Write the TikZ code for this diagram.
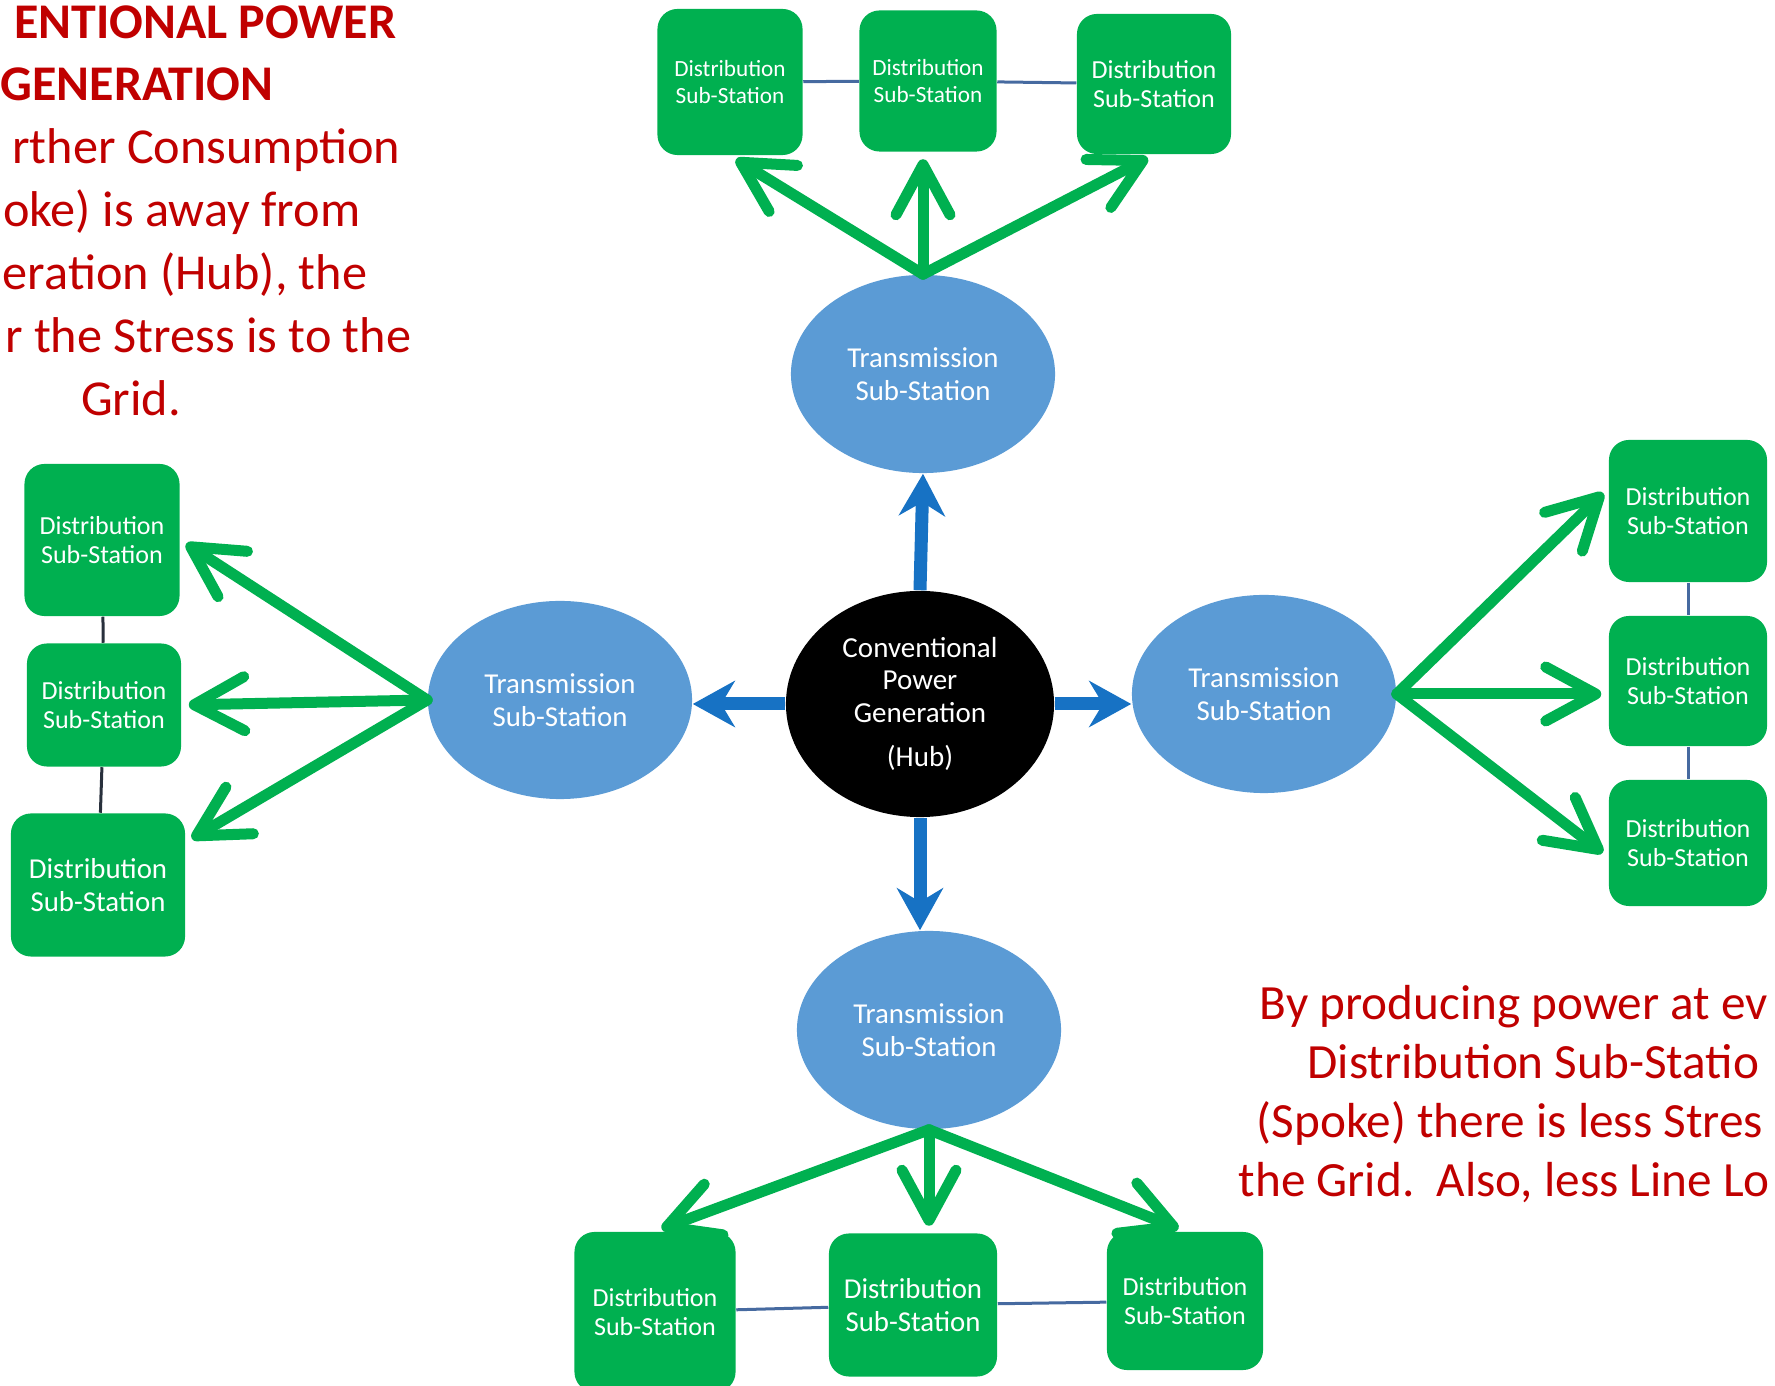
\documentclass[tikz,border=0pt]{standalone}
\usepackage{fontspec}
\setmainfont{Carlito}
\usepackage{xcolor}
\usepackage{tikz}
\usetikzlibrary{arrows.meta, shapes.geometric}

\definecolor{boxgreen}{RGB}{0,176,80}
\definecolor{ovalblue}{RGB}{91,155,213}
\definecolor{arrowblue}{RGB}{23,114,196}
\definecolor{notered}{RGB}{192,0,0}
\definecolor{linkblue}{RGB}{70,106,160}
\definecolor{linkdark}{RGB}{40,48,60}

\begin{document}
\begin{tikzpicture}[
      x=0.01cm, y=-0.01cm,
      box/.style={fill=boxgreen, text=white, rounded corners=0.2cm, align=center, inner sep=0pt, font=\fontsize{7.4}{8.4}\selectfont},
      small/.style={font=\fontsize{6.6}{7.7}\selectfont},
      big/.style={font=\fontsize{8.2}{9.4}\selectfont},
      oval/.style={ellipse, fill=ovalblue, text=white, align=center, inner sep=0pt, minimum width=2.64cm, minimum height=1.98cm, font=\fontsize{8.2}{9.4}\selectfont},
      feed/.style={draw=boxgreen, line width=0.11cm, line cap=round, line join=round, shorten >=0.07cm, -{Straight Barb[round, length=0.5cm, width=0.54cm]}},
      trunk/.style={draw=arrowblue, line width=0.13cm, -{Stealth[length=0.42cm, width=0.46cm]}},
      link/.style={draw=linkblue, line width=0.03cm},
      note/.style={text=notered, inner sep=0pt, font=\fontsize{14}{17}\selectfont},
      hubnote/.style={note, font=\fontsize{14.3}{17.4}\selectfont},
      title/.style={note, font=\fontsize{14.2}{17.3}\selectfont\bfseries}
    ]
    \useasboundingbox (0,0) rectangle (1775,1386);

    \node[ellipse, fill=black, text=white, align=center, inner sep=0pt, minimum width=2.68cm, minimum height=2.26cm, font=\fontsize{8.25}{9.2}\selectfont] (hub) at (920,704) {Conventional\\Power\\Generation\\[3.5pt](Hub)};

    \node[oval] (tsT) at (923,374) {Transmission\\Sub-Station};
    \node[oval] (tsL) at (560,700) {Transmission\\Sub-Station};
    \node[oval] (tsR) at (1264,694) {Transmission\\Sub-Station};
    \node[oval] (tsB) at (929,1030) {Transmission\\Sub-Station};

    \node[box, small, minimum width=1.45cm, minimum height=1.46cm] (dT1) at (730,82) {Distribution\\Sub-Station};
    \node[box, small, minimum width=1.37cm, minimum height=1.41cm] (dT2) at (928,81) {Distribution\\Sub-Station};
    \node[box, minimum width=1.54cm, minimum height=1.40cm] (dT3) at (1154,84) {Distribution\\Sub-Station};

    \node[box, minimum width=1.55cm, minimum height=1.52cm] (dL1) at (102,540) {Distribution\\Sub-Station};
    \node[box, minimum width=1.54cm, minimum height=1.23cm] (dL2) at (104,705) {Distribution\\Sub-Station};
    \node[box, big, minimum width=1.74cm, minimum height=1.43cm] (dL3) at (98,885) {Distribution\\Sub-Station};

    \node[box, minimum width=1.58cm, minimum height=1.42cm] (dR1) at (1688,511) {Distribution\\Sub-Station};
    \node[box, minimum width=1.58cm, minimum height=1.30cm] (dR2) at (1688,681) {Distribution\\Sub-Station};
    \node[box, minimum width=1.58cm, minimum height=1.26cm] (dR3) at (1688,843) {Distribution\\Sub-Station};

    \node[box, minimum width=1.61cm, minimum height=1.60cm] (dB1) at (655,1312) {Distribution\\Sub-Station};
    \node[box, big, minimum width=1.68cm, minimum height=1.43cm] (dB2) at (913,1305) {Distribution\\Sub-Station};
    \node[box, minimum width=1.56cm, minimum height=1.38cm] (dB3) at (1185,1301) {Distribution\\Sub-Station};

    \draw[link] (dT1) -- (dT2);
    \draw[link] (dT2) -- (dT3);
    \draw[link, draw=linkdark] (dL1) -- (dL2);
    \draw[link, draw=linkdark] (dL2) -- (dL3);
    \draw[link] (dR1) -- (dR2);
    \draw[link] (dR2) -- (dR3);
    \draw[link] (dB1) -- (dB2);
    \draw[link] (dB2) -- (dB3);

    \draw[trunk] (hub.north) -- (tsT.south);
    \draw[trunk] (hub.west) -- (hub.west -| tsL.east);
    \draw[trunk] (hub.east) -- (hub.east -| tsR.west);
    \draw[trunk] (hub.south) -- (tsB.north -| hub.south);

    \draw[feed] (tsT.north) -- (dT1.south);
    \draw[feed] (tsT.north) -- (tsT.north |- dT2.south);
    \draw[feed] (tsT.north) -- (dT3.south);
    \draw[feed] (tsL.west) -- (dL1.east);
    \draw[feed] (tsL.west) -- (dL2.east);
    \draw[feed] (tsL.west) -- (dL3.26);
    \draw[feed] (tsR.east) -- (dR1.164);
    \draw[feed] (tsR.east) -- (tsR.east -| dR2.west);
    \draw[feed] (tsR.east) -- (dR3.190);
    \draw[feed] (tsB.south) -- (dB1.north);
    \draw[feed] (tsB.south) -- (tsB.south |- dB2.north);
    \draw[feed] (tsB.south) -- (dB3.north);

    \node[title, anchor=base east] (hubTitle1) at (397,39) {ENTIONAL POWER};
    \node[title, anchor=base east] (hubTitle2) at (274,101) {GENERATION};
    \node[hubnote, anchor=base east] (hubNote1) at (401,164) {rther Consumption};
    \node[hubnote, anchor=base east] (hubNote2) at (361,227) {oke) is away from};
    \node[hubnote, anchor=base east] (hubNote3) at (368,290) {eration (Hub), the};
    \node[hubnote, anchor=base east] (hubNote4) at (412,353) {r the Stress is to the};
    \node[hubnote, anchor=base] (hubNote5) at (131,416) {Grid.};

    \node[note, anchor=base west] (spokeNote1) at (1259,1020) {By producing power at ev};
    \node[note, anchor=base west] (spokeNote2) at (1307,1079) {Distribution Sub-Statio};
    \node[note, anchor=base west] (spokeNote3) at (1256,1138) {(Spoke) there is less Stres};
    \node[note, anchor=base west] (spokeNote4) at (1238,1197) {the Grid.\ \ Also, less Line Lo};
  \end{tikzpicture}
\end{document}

----------------------------------------

**What to work on**
Return the whole listing, word for word, and leave out every picture.

**Written response**
Write the TikZ code for this diagram.
\documentclass[tikz,border=0pt]{standalone}
\usepackage{fontspec}
\setmainfont{Carlito}
\usepackage{xcolor}
\usepackage{tikz}
\usetikzlibrary{arrows.meta, shapes.geometric}

\definecolor{boxgreen}{RGB}{0,176,80}
\definecolor{ovalblue}{RGB}{91,155,213}
\definecolor{arrowblue}{RGB}{23,114,196}
\definecolor{notered}{RGB}{192,0,0}
\definecolor{linkblue}{RGB}{70,106,160}
\definecolor{linkdark}{RGB}{40,48,60}

\begin{document}
\begin{tikzpicture}[
      x=0.01cm, y=-0.01cm,
      box/.style={fill=boxgreen, text=white, rounded corners=0.2cm, align=center, inner sep=0pt, font=\fontsize{7.4}{8.4}\selectfont},
      small/.style={font=\fontsize{6.6}{7.7}\selectfont},
      big/.style={font=\fontsize{8.2}{9.4}\selectfont},
      oval/.style={ellipse, fill=ovalblue, text=white, align=center, inner sep=0pt, minimum width=2.64cm, minimum height=1.98cm, font=\fontsize{8.2}{9.4}\selectfont},
      feed/.style={draw=boxgreen, line width=0.11cm, line cap=round, line join=round, shorten >=0.07cm, -{Straight Barb[round, length=0.5cm, width=0.54cm]}},
      trunk/.style={draw=arrowblue, line width=0.13cm, -{Stealth[length=0.42cm, width=0.46cm]}},
      link/.style={draw=linkblue, line width=0.03cm},
      note/.style={text=notered, inner sep=0pt, font=\fontsize{14}{17}\selectfont},
      hubnote/.style={note, font=\fontsize{14.3}{17.4}\selectfont},
      title/.style={note, font=\fontsize{14.2}{17.3}\selectfont\bfseries}
    ]
    \useasboundingbox (0,0) rectangle (1775,1386);

    \node[ellipse, fill=black, text=white, align=center, inner sep=0pt, minimum width=2.68cm, minimum height=2.26cm, font=\fontsize{8.25}{9.2}\selectfont] (hub) at (920,704) {Conventional\\Power\\Generation\\[3.5pt](Hub)};

    \node[oval] (tsT) at (923,374) {Transmission\\Sub-Station};
    \node[oval] (tsL) at (560,700) {Transmission\\Sub-Station};
    \node[oval] (tsR) at (1264,694) {Transmission\\Sub-Station};
    \node[oval] (tsB) at (929,1030) {Transmission\\Sub-Station};

    \node[box, small, minimum width=1.45cm, minimum height=1.46cm] (dT1) at (730,82) {Distribution\\Sub-Station};
    \node[box, small, minimum width=1.37cm, minimum height=1.41cm] (dT2) at (928,81) {Distribution\\Sub-Station};
    \node[box, minimum width=1.54cm, minimum height=1.40cm] (dT3) at (1154,84) {Distribution\\Sub-Station};

    \node[box, minimum width=1.55cm, minimum height=1.52cm] (dL1) at (102,540) {Distribution\\Sub-Station};
    \node[box, minimum width=1.54cm, minimum height=1.23cm] (dL2) at (104,705) {Distribution\\Sub-Station};
    \node[box, big, minimum width=1.74cm, minimum height=1.43cm] (dL3) at (98,885) {Distribution\\Sub-Station};

    \node[box, minimum width=1.58cm, minimum height=1.42cm] (dR1) at (1688,511) {Distribution\\Sub-Station};
    \node[box, minimum width=1.58cm, minimum height=1.30cm] (dR2) at (1688,681) {Distribution\\Sub-Station};
    \node[box, minimum width=1.58cm, minimum height=1.26cm] (dR3) at (1688,843) {Distribution\\Sub-Station};

    \node[box, minimum width=1.61cm, minimum height=1.60cm] (dB1) at (655,1312) {Distribution\\Sub-Station};
    \node[box, big, minimum width=1.68cm, minimum height=1.43cm] (dB2) at (913,1305) {Distribution\\Sub-Station};
    \node[box, minimum width=1.56cm, minimum height=1.38cm] (dB3) at (1185,1301) {Distribution\\Sub-Station};

    \draw[link] (dT1) -- (dT2);
    \draw[link] (dT2) -- (dT3);
    \draw[link, draw=linkdark] (dL1) -- (dL2);
    \draw[link, draw=linkdark] (dL2) -- (dL3);
    \draw[link] (dR1) -- (dR2);
    \draw[link] (dR2) -- (dR3);
    \draw[link] (dB1) -- (dB2);
    \draw[link] (dB2) -- (dB3);

    \draw[trunk] (hub.north) -- (tsT.south);
    \draw[trunk] (hub.west) -- (hub.west -| tsL.east);
    \draw[trunk] (hub.east) -- (hub.east -| tsR.west);
    \draw[trunk] (hub.south) -- (tsB.north -| hub.south);

    \draw[feed] (tsT.north) -- (dT1.south);
    \draw[feed] (tsT.north) -- (tsT.north |- dT2.south);
    \draw[feed] (tsT.north) -- (dT3.south);
    \draw[feed] (tsL.west) -- (dL1.east);
    \draw[feed] (tsL.west) -- (dL2.east);
    \draw[feed] (tsL.west) -- (dL3.26);
    \draw[feed] (tsR.east) -- (dR1.164);
    \draw[feed] (tsR.east) -- (tsR.east -| dR2.west);
    \draw[feed] (tsR.east) -- (dR3.190);
    \draw[feed] (tsB.south) -- (dB1.north);
    \draw[feed] (tsB.south) -- (tsB.south |- dB2.north);
    \draw[feed] (tsB.south) -- (dB3.north);

    \node[title, anchor=base east] (hubTitle1) at (397,39) {ENTIONAL POWER};
    \node[title, anchor=base east] (hubTitle2) at (274,101) {GENERATION};
    \node[hubnote, anchor=base east] (hubNote1) at (401,164) {rther Consumption};
    \node[hubnote, anchor=base east] (hubNote2) at (361,227) {oke) is away from};
    \node[hubnote, anchor=base east] (hubNote3) at (368,290) {eration (Hub), the};
    \node[hubnote, anchor=base east] (hubNote4) at (412,353) {r the Stress is to the};
    \node[hubnote, anchor=base] (hubNote5) at (131,416) {Grid.};

    \node[note, anchor=base west] (spokeNote1) at (1259,1020) {By producing power at ev};
    \node[note, anchor=base west] (spokeNote2) at (1307,1079) {Distribution Sub-Statio};
    \node[note, anchor=base west] (spokeNote3) at (1256,1138) {(Spoke) there is less Stres};
    \node[note, anchor=base west] (spokeNote4) at (1238,1197) {the Grid.\ \ Also, less Line Lo};
  \end{tikzpicture}
\end{document}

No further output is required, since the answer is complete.